Ondanks grotere uitstroom meer werknemers in de zorg

De uitstroom in de laatste drie kwartalen van 2022 en in het eerste kwartaal van 2023 lag op het hoogste niveau sinds de start van de meting in 2010. De meeste uitstromers gingen naar een andere bedrijfstak, concludeert het CBS uit het onderzoeksprogramma Arbeidsmarkt Zorg en Welzijn.

Toch lag de instroom hoger: de toename van 21.000 werknemers tussen het eerste kwartaal van 2022 en het eerste kwartaal van 2023 is het resultaat van 176.000 instromers en 155.000 uitstromers.

De hele bedrijfstak zorg en welzijn – inclusief de leidinggevende en ondersteunende functies – telde in het eerste kwartaal van 2023 ruim 1,4 miljoen werknemers.

Uitstroom

Tegenover een toenemende instroom stond jarenlang een redelijk stabiele uitstroom. Het aantal uitstromers werd snel groter vanaf het derde kwartaal van 2021, terwijl het aantal instromers in de meeste kwartalen minder snel steeg of zelfs daalde. Daarmee nam het totale aantal werknemer in deze sector minder snel toe.

Bij de meest recente meting van het CBS, het eerste kwartaal van 2023, waren 155.000 werknemers uitgestroomd ten opzichte van een jaar eerder. Dat aantal ligt 36.000 hoger dan de uitstroom van bijna twee jaar eerder, het tweede kwartaal van 2021. Na dat kwartaal groeide de uitstroom van werknemers uit zorg en welzijn.

Andere bedrijfstakken

In de cijfers van de uitstroom gaat het alleen om de werknemers die niet langer werken in zorg en welzijn.

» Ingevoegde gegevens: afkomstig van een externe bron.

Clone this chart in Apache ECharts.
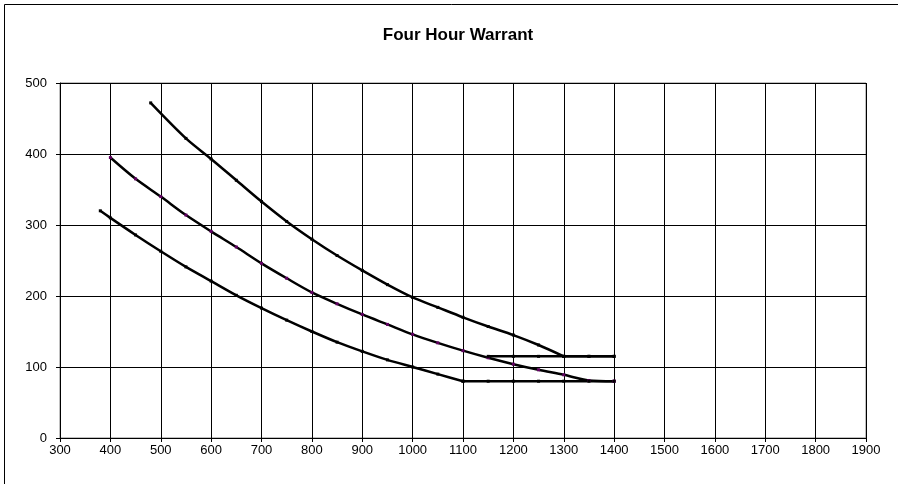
<!DOCTYPE html>
<html>
<head>
<meta charset="utf-8">
<title>Four Hour Warrant</title>
<script src="https://cdn.jsdelivr.net/npm/echarts@6/dist/echarts.min.js"></script>
<style>
  html, body { margin: 0; padding: 0; background: #fff; }
  #chart { width: 898px; height: 484px; }
</style>
</head>
<body>
<div id="chart"></div>
<script>
// Top curve (2+ lanes / 2+ lanes), flat from 1300
const topX = [480, 550, 600, 650, 700, 750, 800, 850, 900, 950, 1000, 1050, 1100, 1150, 1200, 1250, 1300, 1350, 1400];
const topY = [472, 422, 393, 363, 333, 305, 280, 257, 236, 216, 198, 184, 170, 157, 145, 131, 115, 115, 115];

// Middle curve (2+ lanes / 1 lane), flat from 1350
const midX = [400, 450, 500, 550, 600, 650, 700, 750, 800, 850, 900, 950, 1000, 1050, 1100, 1150, 1200, 1250, 1300, 1350, 1400];
const midY = [395, 365, 340, 314, 291, 269, 246, 225, 205, 189, 174, 160, 146, 134, 123, 113, 104, 96, 89, 81, 80];

// Lower curve (1 lane / 1 lane), flat from 1100
const lowX = [380, 400, 450, 500, 550, 600, 650, 700, 750, 800, 850, 900, 950, 1000, 1050, 1100, 1150, 1200, 1250, 1300, 1350, 1400];
const lowY = [320, 310, 286, 263, 241, 221, 201, 183, 166, 150, 135, 122, 110, 100, 90, 80, 80, 80, 80, 80, 80, 80];

// Minor street threshold line at 115
const capX = [1150, 1200, 1250, 1300, 1350, 1400];
const capY = [115, 115, 115, 115, 115, 115];

const xTicks = [300, 400, 500, 600, 700, 800, 900, 1000, 1100, 1200, 1300, 1400, 1500, 1600, 1700, 1800, 1900];
const yTicks = [0, 100, 200, 300, 400, 500];

const pairs = (xs, ys) => xs.map((x, i) => [x, ys[i]]);

// index where the flat part of each curve starts
function flatStart(ys) {
    let k = ys.length - 1;
    while (k > 0 && ys[k - 1] === ys[ys.length - 1]) k--;
    return k;
}

function line(name, data, markerColor, smooth) {
    return {
        name: name,
        type: "line",
        data: data,
        smooth: smooth ? 0.3 : false,
        symbol: "rect",
        symbolSize: 3,
        showSymbol: true,
        lineStyle: { color: "#000", width: 2.5 },
        itemStyle: { color: markerColor, borderWidth: 0 },
        emphasis: { disabled: true },
    };
}

// a curve is drawn smooth up to its flat part, then straight
function curve(name, xs, ys, markerColor) {
    const pts = pairs(xs, ys);
    const k = flatStart(ys);
    return [
        line(name, pts.slice(0, k + 1), markerColor, true),
        line(name, pts.slice(k), markerColor, false),
    ];
}

const chart = echarts.init(document.getElementById("chart"));

const options = {
    animation: false,
    textStyle: { fontFamily: "Liberation Sans, Arial, sans-serif" },
    title: {
        text: "Four Hour Warrant",
        left: 453,
        textAlign: "center",
        top: 22,
        textStyle: {
            fontFamily: "Liberation Sans, Arial, sans-serif",
            fontSize: 17,
            fontWeight: "bold",
            color: "#000",
        },
    },
    graphic: [
        {
            type: "rect",
            shape: { x: 4.5, y: 4.5, width: 920, height: 520 },
            style: { fill: "none", stroke: "#000", lineWidth: 1 },
            silent: true,
        },
    ],
    grid: { left: 60, right: 32, top: 83, bottom: 46, show: true, borderColor: "#808080", borderWidth: 1 },
    xAxis: {
        type: "value",
        min: xTicks[0],
        max: xTicks[xTicks.length - 1],
        interval: 100,
        axisLine: { onZero: false, lineStyle: { color: "#000", width: 1 } },
        axisTick: { show: true, length: 4, lineStyle: { color: "#000" } },
        axisLabel: { color: "#000", fontSize: 13, margin: 6, formatter: (v) => String(v) },
        splitLine: { show: true, lineStyle: { color: "#000", width: 1 } },
    },
    yAxis: {
        type: "value",
        min: yTicks[0],
        max: yTicks[yTicks.length - 1],
        interval: 100,
        axisLine: { show: true, lineStyle: { color: "#000", width: 1 } },
        axisTick: { show: true, length: 4, lineStyle: { color: "#000" } },
        axisLabel: { color: "#000", fontSize: 13, margin: 13, formatter: (v) => String(v) },
        splitLine: { show: true, lineStyle: { color: "#000", width: 1 } },
    },
    series: [
        ...curve("Top", topX, topY, "#000"),
        ...curve("Middle", midX, midY, "#600060"),
        ...curve("Lower", lowX, lowY, "#000"),
        line("Threshold", pairs(capX, capY), "#000", false),
    ],
};

chart.setOption(options);
</script>
</body>
</html>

Degenen die binnen de bedrijfstak in een andere branche gaan werken, zijn niet meegeteld door het CBS. Het gaat dus om werknemers die in een andere bedrijfstak zijn gaan werken, met pensioen gaan, die werken als zelfstandige (binnen of buiten zorg en welzijn), die een andere uitkering krijgen of om een andere reden stoppen met werken.

Van deze mogelijke redenen kwam een vertrek naar een andere bedrijfstak het vaakst voor; de grote toename van de uitstroom vanaf het derde kwartaal van 2021 is voor het grootste deel (70%) toe te schrijven aan deze groep werknemers.

Pensionering

Een veel kleinere rol speelt, volgens het CBS, pensionering: het aantal werknemers dat met pensioen ging steeg ook in de periode tussen medio 2021 en begin 2013, maar deze toename was beperkt tot enkele duizenden. Dat maakt slechts een klein deel uit van de totale stijging.

De rest van de toename van de uitstroom is toe te schrijven aan de werknemers die als zelfstandige gingen werken of stopten met werken om een andere reden dan pensionering.